[Records with drawing code]

───

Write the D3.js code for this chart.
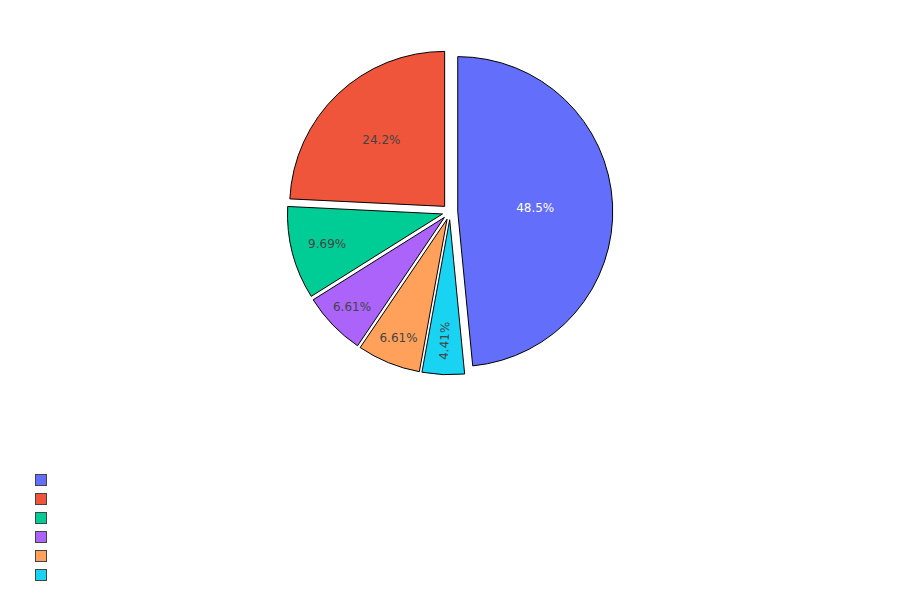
<!DOCTYPE html>
<html>
<head>
<meta charset="utf-8">
<script src="https://cdn.jsdelivr.net/npm/d3@7.9.0/dist/d3.min.js"></script>
<style>
  body { margin: 0; background: #fff; }
  svg { display: block; }
  .slice-label { font-family: "DejaVu Sans", Verdana, sans-serif; font-size: 12px; }
</style>
</head>
<body>
<div id="chart"></div>
<script>
// Data (counts; shares shown as percent)
const categories = ["", "", "", "", "", ""];   // legend carries no label text
const counts = [110, 55, 22, 15, 15, 10];
const colors = ["#636efa", "#EF553B", "#00cc96", "#ab63fa", "#FFA15A", "#19d3f3"];

const WIDTH = 900, HEIGHT = 600;
const cx = 450, cy = 212;      // pie centre
const radius = 155;
const pull = 0.05;             // every slice pulled out by 5% of radius
const TEXTPAD = 3;

const pctFmt = d3.format(".3~r");
const total = d3.sum(counts);

const svg = d3.select("#chart")
    .append("svg")
    .attr("width", WIDTH)
    .attr("height", HEIGHT);

// first slice ends at 12 o'clock going counterclockwise, like plotly
const firstAngle = 2 * Math.PI * counts[0] / total;
const pie = d3.pie()
    .sort(null)
    .value(d => d.value)
    .startAngle(firstAngle)
    .endAngle(firstAngle - 2 * Math.PI);

const data = counts.map((v, i) => ({ value: v, color: colors[i], name: categories[i] }));
const arcs = pie(data);

const arc = d3.arc().innerRadius(0).outerRadius(radius);

// brightness test for text contrast (same as tinycolor isLight)
function isLight(c) {
    const rgb = d3.rgb(c);
    return (rgb.r * 299 + rgb.g * 587 + rgb.b * 114) / 1000 >= 128;
}

const slices = svg.append("g")
    .selectAll("g.slice")
    .data(arcs)
    .join("g")
    .attr("class", "slice")
    .attr("transform", d => {
        const mid = (d.startAngle + d.endAngle) / 2;
        const dx = pull * radius * Math.sin(mid);
        const dy = -pull * radius * Math.cos(mid);
        return `translate(${cx + dx}, ${cy + dy})`;
    });

slices.append("path")
    .attr("d", arc)
    .attr("fill", d => d.data.color)
    .attr("stroke", "#000")
    .attr("stroke-width", 1);

// inside text placement, following plotly's fit rules
slices.each(function(d) {
    const g = d3.select(this);
    const mid = (d.startAngle + d.endAngle) / 2;
    const halfAngle = Math.abs(d.endAngle - d.startAngle) / 2;

    const txt = g.append("text")
        .attr("class", "slice-label")
        .attr("text-anchor", "middle")
        .attr("fill", isLight(d.data.color) ? "#444" : "#fff")
        .text(pctFmt(100 * d.data.value / total) + "%");

    const bb = txt.node().getBBox();
    const bcx = bb.x + bb.width / 2, bcy = bb.y + bb.height / 2;

    const rIns = Math.min(1 / (1 + 1 / Math.sin(halfAngle)), 0.5);
    const diam = Math.sqrt(bb.width * bb.width + bb.height * bb.height);
    let t = { scale: rIns * radius * 2 / diam, rCenter: 1 - rIns, rotate: 0 };

    if (t.scale < 1) {
        const r2 = radius - 2 * TEXTPAD;
        const a = bb.width / bb.height;
        const Q = a + 1 / (2 * Math.tan(halfAngle));
        const s = r2 * Math.min(1 / (Math.sqrt(Q * Q + 0.5) + Q), 1 / (Math.sqrt(a * a + 0.5) + a));
        const rad = {
            scale: s * 2 / bb.height,
            rCenter: Math.cos(s / r2) - a * s / r2,
            rotate: (180 / Math.PI * mid + 720) % 180 - 90
        };
        if (rad.scale > t.scale) t = rad;
    }
    const sc = Math.min(1, t.scale);
    const tx = t.rCenter * radius * Math.sin(mid);
    const ty = -t.rCenter * radius * Math.cos(mid);
    txt.attr("transform",
        `translate(${tx}, ${ty}) rotate(${t.rotate}) scale(${sc}) translate(${-bcx}, ${-bcy})`);
});

// legend: square swatches, no label text
const legend = svg.append("g")
    .attr("transform", "translate(35, 474)");

const items = legend.selectAll("g.item")
    .data(data)
    .join("g")
    .attr("class", "item")
    .attr("transform", (d, i) => `translate(0, ${i * 19})`);

items.append("rect")
    .attr("x", 0.5)
    .attr("y", 0.5)
    .attr("width", 11)
    .attr("height", 11)
    .attr("fill", d => d.color)
    .attr("stroke", "#444")
    .attr("stroke-width", 1);

items.append("text")
    .attr("x", 20)
    .attr("y", 10)
    .attr("font-family", "DejaVu Sans, sans-serif")
    .attr("font-size", 12)
    .attr("fill", "#444")
    .text(d => d.name);
</script>
</body>
</html>
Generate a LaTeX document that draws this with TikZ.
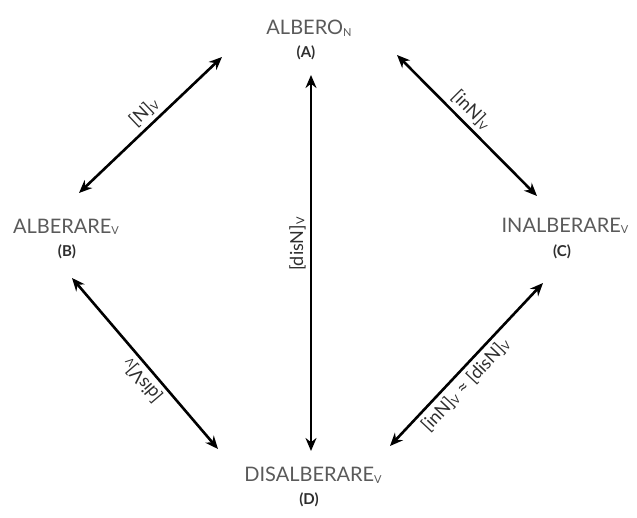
\documentclass[tikz,border=0pt]{standalone}
\usepackage{fontspec}
\setmainfont{Lato}
\usetikzlibrary{arrows.meta}
\definecolor{txtgray}{HTML}{5A5A5A}
\definecolor{lblgray}{HTML}{2E2E2E}
\tikzset{
  word/.style={text=txtgray, font=\fontsize{20}{22}\selectfont, inner sep=0pt},
  letter/.style={text=lblgray, font=\fontsize{15}{17}\selectfont\bfseries, inner sep=0pt},
  rel/.style={draw=black, line width=2.6pt, {Stealth[length=13pt,width=11pt]}-{Stealth[length=13pt,width=11pt]}},
  lbl/.style={text=lblgray, font=\fontsize{18}{20}\selectfont, inner sep=4pt}
}
\newcommand{\sub}[1]{\raisebox{-0.15ex}{\fontsize{11}{12}\selectfont #1}}
\begin{document}
\begin{tikzpicture}[x=1pt,y=-1pt]
\useasboundingbox (0,0) rectangle (637,518);
% nodes
\node[word] (A) at (309,28) {ALBERO\sub{N}};
\node[letter] (Al) at (306,53) {(A)};
\node[word] (B) at (66,227) {ALBERARE\sub{V}};
\node[letter] (Bl) at (67,252) {(B)};
\node[word] (C) at (565,226) {INALBERARE\sub{V}};
\node[letter] (Cl) at (562,252) {(C)};
\node[word] (D) at (313,475) {DISALBERARE\sub{V}};
\node[letter] (Dl) at (309,500) {(D)};
% arrow ends
\coordinate (ab1) at (222,57);  \coordinate (ab2) at (79,193);
\coordinate (ac1) at (397,55);  \coordinate (ac2) at (537,196);
\coordinate (ad1) at (311,75);  \coordinate (ad2) at (311,451);
\coordinate (bd1) at (72,278);  \coordinate (bd2) at (218,449);
\coordinate (cd1) at (543,283); \coordinate (cd2) at (390,446);
% connectors
\draw[rel] (ab1) -- node[lbl, pos=0.48, sloped, anchor=south] {[N]\sub{V}} (ab2);
\draw[rel] (ac1) -- node[lbl, pos=0.46, sloped, anchor=south] {[inN]\sub{V}} (ac2);
\draw[rel] (ad1) -- node[lbl, pos=0.45, rotate=90, anchor=south] {[disN]\sub{V}} (ad2);
\draw[rel] (bd1) -- node[lbl, pos=0.55, rotate=130.5, anchor=south] {[disV]\sub{V}} (bd2);
\draw[rel] (cd1) -- node[lbl, pos=0.57, rotate=46.8, anchor=north] {[inN]\sub{V} ≈ [disN]\sub{V}} (cd2);
\end{tikzpicture}
\end{document}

───

● **WHAT TO PRODUCE**
Gather from the data above every line with the string "chart".

● **THE OUTPUT**
Write the D3.js code for this chart.
<div id="chart"></div>
const svg = d3.select("#chart")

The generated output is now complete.